Marcato- Çalarken ya da söylerken notaların vurgulanarak, tane tane belirtilerek sese çevirilmesi.

Marcia- Marş.

Martellato- Çekiçle vuru gibi. Piyanoda tuşlara kuvvetle dokunarak gerçekleştirilen bir çalma biçimi. Kemanda yayı tellere vurarak çalınır.

Marziale- Savaşçı gibi.

Mazurka- Polonya’nın Mazurya yöresinden çıkarak bütün Avrupa’ya yayılan, halk dansı. Chopin piyano için yazdığı mazurkalarla en güzel örneklerini vermiştir.

Medium- Pest ile tiz arasında kalan ses genişliği.

Mediyant- Diatonik gamın üçüncü derecesi.

Melodi- Ezgi.

Meloman- Kendisi müzikçi olmadığı halde, aşırı müzik seve. müzik delisi.

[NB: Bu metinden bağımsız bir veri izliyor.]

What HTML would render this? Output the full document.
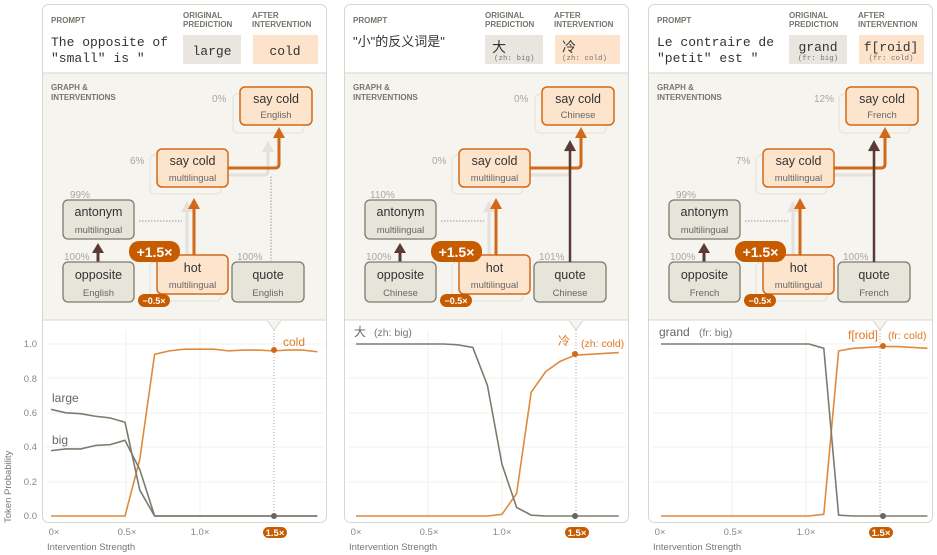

Melope- Bir sanat yapıtını oluşturan melodi öğelerinin tümü.

Meloterapi- Müzikle tedavi, müzikten yararlanarak hastalıkları iyileştirme yöntemi.

Meno- Azaltarak, daha az.

Menuet- Mönüe- Üç zamanlı eski bir Fransız dansı.

Mesto- Üzgün.

Mesure- Mezür, Ölçü.

Metot- Yöntem. Çalgı ya da ses eğitiminde kullanılan çalışma kitapları.

Metronom- Bir müzik parçasının hızını belirleyen aygıt. Largo, Allegro, moderato gibi hız terimlerinin hangi sürede çalınacağını belirtir.

Mezzo- Yarım. Mezzo Forte- Orta Kuvvette gibi.

Mezzo Soprano- Soprano ile alto arası kadın sesi.

Mi- Nota adı. Almanlar ve İngilizler E harfi ile gösterir.

Minör- 1) Bir makam, akor ya da gamın oluşma biçimi.

Misterioso- Gizemli.

Misurato- Ölçülü.

Mobile- Oynak, hareketli.

Mode- Mod, Makam.

Moderato- Orta hızda. Allegro Moderato- Çok hızlı değil.

Modülasyon- Bir tondan başka bir tona geçiş.

Moll- Minör.

Molto- Çok.

Monodi- Çalgı eşliğinde ya da eşliksiz tek sesle söylenen şarkı.

Monodram- Tek şarkıcı için yazılmış opera.

Monofoni- Elektro akustik.

Monoton- Tek düze, hep aynı tonda.

Morando- İzleyerek, biraz geriden.

Mordan- Genellikle klavsen müziğinde kullanılan süsleme.

Morendo- Sesin sönme derecesine gelinceye  kadar  hafifleyeceğini belirtir.

Mormorando- Mırıldanır gibi.

Mosso- Coşkulu, canlı. hareketli.

Motet- Çalgı eşliğinde ya da eşliksiz söylenen, dinsel ya da dinsel olmayan çok sesli müzik parçası.

Mottegiando- şakacı, alaycı.

Moto- Canlı, hareketli.

Moto Precedente- Önceki hızda.

Moto Primo- İlk hız gibi.

Mouvement- Hareket. Müzik yapıtlarının kendi içlerinde bir bütün olan fakat yapıtı bütünleyen bölümleri .

Munter- Coşkulu.

Müzikoloji- Müzik Bilimi.

Müzikomani- Aşırı, delicesine müzik düşkünlüğü.

Müzikoterapi- Hastalıkların iyileştirilmesinde müzikten yararlanılma yolları.